This information should not be considered a substitute for veterinarian advice. Please consult with your veterinarian about specific pet vaccines and potential side effects.
Diseases Protected From Pet Vaccines
Whether you have a new puppy or kitten, or you have had a pet for quite some time, inevitably the topic of immunization comes up at your veterinarian’s office. The main purpose of vaccines is to protect your dog or cat from diseases such as:
• Canine parvovirus
• Canine distemper virus
• Canine adenovirus
• Hepatitis virus
• Feline panleukpenia or feline parvo
• FIV – feline AIDS
Spread The Vaccines Out
While vaccination is usually quite safe, side effects can occur and even be life-threatening. One of the most common emergency veterinarian cases are from people who bring their puppy or kitten in that has recently been vaccinated. Most of them reported how they just wanted to sleep, were lethargic, loss their appetite and were hot to the touch.
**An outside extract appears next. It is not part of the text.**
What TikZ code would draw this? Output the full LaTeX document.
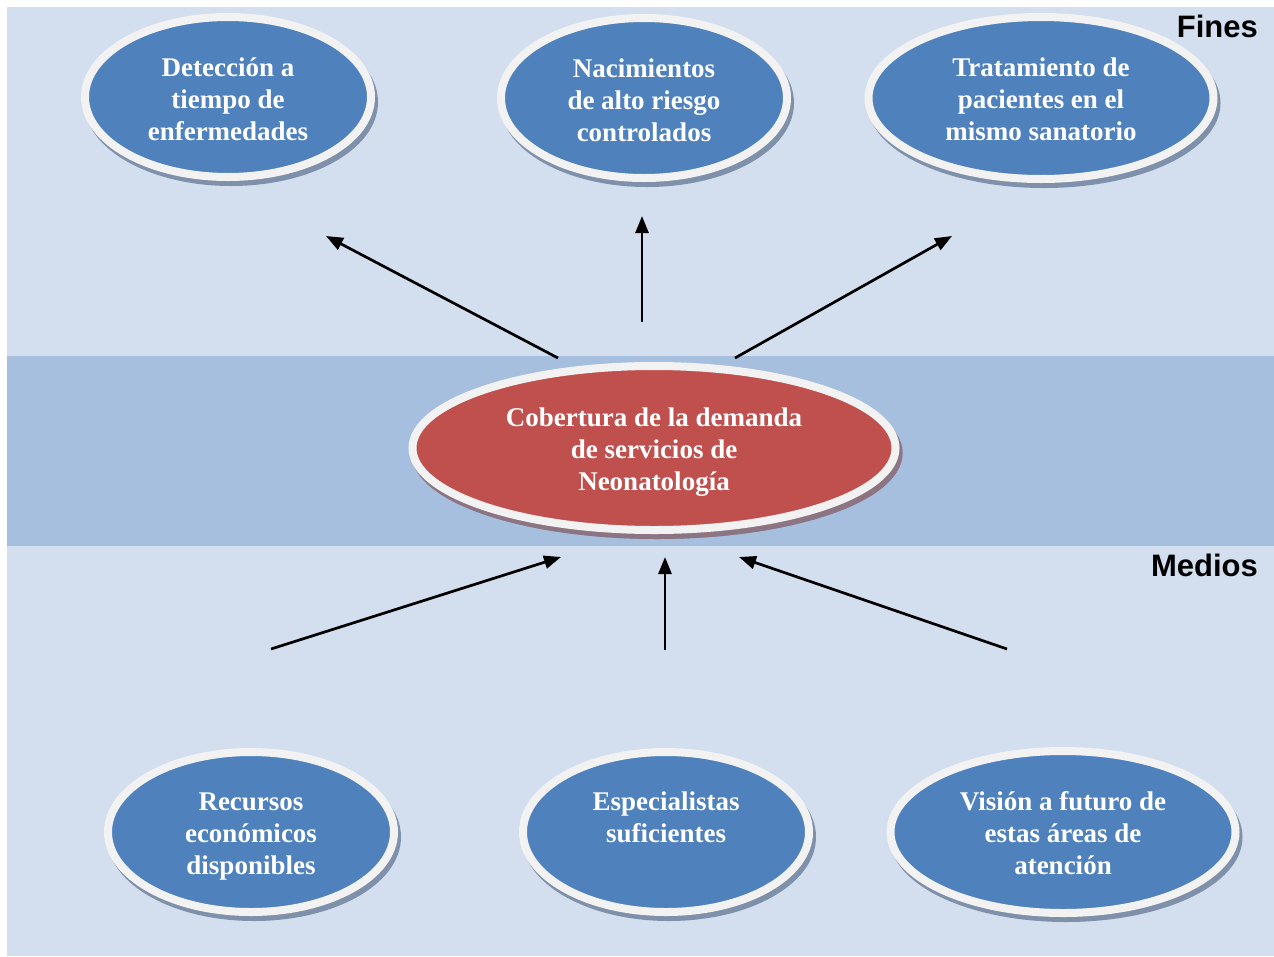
\documentclass[tikz,border=0pt]{standalone}
\usepackage{fontspec}
\setmainfont{Liberation Serif}
\newfontfamily\headfont{Liberation Sans}
\usetikzlibrary{arrows.meta,calc,shapes.geometric}

\definecolor{lightband}{HTML}{D3DFEE}
\definecolor{midband}{HTML}{A7BFDE}
\definecolor{ovalblue}{HTML}{4F81BD}
\definecolor{ovalred}{HTML}{C0504D}
\definecolor{ring}{HTML}{F2F2F2}
\definecolor{shadeblue}{HTML}{7F90AA}
\definecolor{shadered}{HTML}{8C7482}

\tikzset{
  oval/.style={ellipse, draw=ring, line width=8pt, inner sep=0pt,
    fill=ovalblue,
    preaction={draw=shadeblue, fill=shadeblue,
      transform canvas={xshift=3pt, yshift=-5pt}}},
  smalloval/.style={oval, minimum width=286pt, minimum height=160pt},
  wideoval/.style={oval, minimum width=345pt, minimum height=162pt},
  centeroval/.style={oval, fill=ovalred, minimum width=483pt, minimum height=164pt,
    preaction={draw=shadered, fill=shadered,
      transform canvas={xshift=3pt, yshift=-5pt}}},
  ovaltext/.style={anchor=north, inner sep=0pt, align=center, text=white,
    font=\bfseries\fontsize{27}{32}\selectfont},
  heading/.style={anchor=base east, inner sep=0pt,
    font=\headfont\bfseries\fontsize{31}{36}\selectfont},
  arrowline/.style={line width=2.7pt, -{Triangle[length=17pt,width=13pt]}}
}

\begin{document}
\begin{tikzpicture}[x=1pt, y=-1pt]
  \useasboundingbox (0,0) rectangle (1274,956);
  \fill[white] (0,0) rectangle (1274,956);

  % background bands
  \fill[lightband] (7,7) rectangle (1274,956);
  \fill[midband] (7,356) rectangle (1274,546);

  % ends (top row)
  \node[smalloval] (f1) at (228,97) {};
  \node[smalloval] (f2) at (644,98) {};
  \node[wideoval]  (f3) at (1041,98) {};

  % central problem
  \node[centeroval] (core) at (654,448) {};

  % means (bottom row)
  \node[smalloval] (m1) at (251,832) {};
  \node[smalloval] (m2) at (666,832) {};
  \node[wideoval]  (m3) at (1063,832) {};

  % texts
  \node[ovaltext] (f1t) at ($(f1)+(0,-43)$) {\strut Detección a\\tiempo de\\enfermedades};
  \node[ovaltext] (f2t) at ($(f2)+(0,-43)$) {\strut Nacimientos\\de alto riesgo\\controlados};
  \node[ovaltext] (f3t) at ($(f3)+(0,-44)$) {\strut Tratamiento de\\pacientes en el\\mismo sanatorio};
  \node[ovaltext] (coret) at ($(core)+(0,-44)$) {\strut Cobertura de la demanda\\de servicios de\\Neonatología};
  \node[ovaltext] (m1t) at ($(m1)+(0,-44)$) {\strut Recursos\\económicos\\disponibles};
  \node[ovaltext] (m2t) at ($(m2)+(0,-44)$) {\strut Especialistas\\suficientes};
  \node[ovaltext] (m3t) at ($(m3)+(0,-44)$) {\strut Visión a futuro de\\estas áreas de\\atención};

  % section headings
  \node[heading] (fines) at (1258,37) {Fines};
  \node[heading] (medios) at (1258,576) {Medios};

  % arrow end points
  \coordinate (u1a) at (558,358);  \coordinate (u1b) at (326,236);
  \coordinate (u2a) at (642,322);  \coordinate (u2b) at (642,216);
  \coordinate (u3a) at (735,358);  \coordinate (u3b) at (952,236);
  \coordinate (d1a) at (271,649);  \coordinate (d1b) at (561,557);
  \coordinate (d2a) at (665,650);  \coordinate (d2b) at (665,557);
  \coordinate (d3a) at (1007,649); \coordinate (d3b) at (739,557);

  \draw[arrowline] (u1a) -- (u1b);
  \draw[arrowline] (u2a) -- (u2b);
  \draw[arrowline] (u3a) -- (u3b);
  \draw[arrowline] (d1a) -- (d1b);
  \draw[arrowline] (d2a) -- (d2b);
  \draw[arrowline] (d3a) -- (d3b);
\end{tikzpicture}
\end{document}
All of this occurs because their young bodies are trying to fight off the live virus that was just injected into them, along with other reactive additives known as adjuvants – that enhance the immune response. It is very similar to how you feel when you are fighting the flu. This can occur when puppies and kittens have been given a large number of vaccines such as feline panleukopenia, chlamydia immunization, feline calicivirus vaccine, feline leukemia, felines AIDS injection and a rabies vaccine. Ask your veterinarian about spreading out these injections if that is an option.
One of the best things you can do after any vaccination is make sure they have a nice, warm place to rest with plenty of water. Give them some strong-smelling food such as fish for cats and chicken for puppies to tempt them to eat. If they are eating and drinking enough fluid, that is a good sign, however if not, they can dehydrate quickly. Contact your vet immediately if your puppy or kitten continues not to eat or drink enough after being immunized.
Keep in mind that the injection site may hurt after being vaccinated. It can be red, painful and swollen. Be careful when petting your puppy or kitten in the neck or head area as it may provoke a cry or growl. You could get scratched or bitten, so be gentle and careful where you touch them. Some vaccines are given in their hind legs and can also be painful to the touch.
Additional Side Effects of Pet Vaccines
Contact your veterinarian if you notice any of the following symptoms:
• A large lump forms or appears to be getting larger
• Appetite worsens
• Hair loss
• Coughing or sneezing
• Rapid heart rate
• Swelling of the face and/or throat
• Difficulty breathing
Any vaccine has the potential for causing a reaction. Ask your veterinarian about the type of vaccine that is required for your pet and any reaction to watch out for. Please note that ‘killed’ vaccines are more likely to cause a reaction than the ‘live’ vaccines. This is because the killed vaccines contain additives that stimulate a strong immune reaction in the body. Talk to your veterinarian about each and every vaccine and make sure you are not over-immunizing your pet.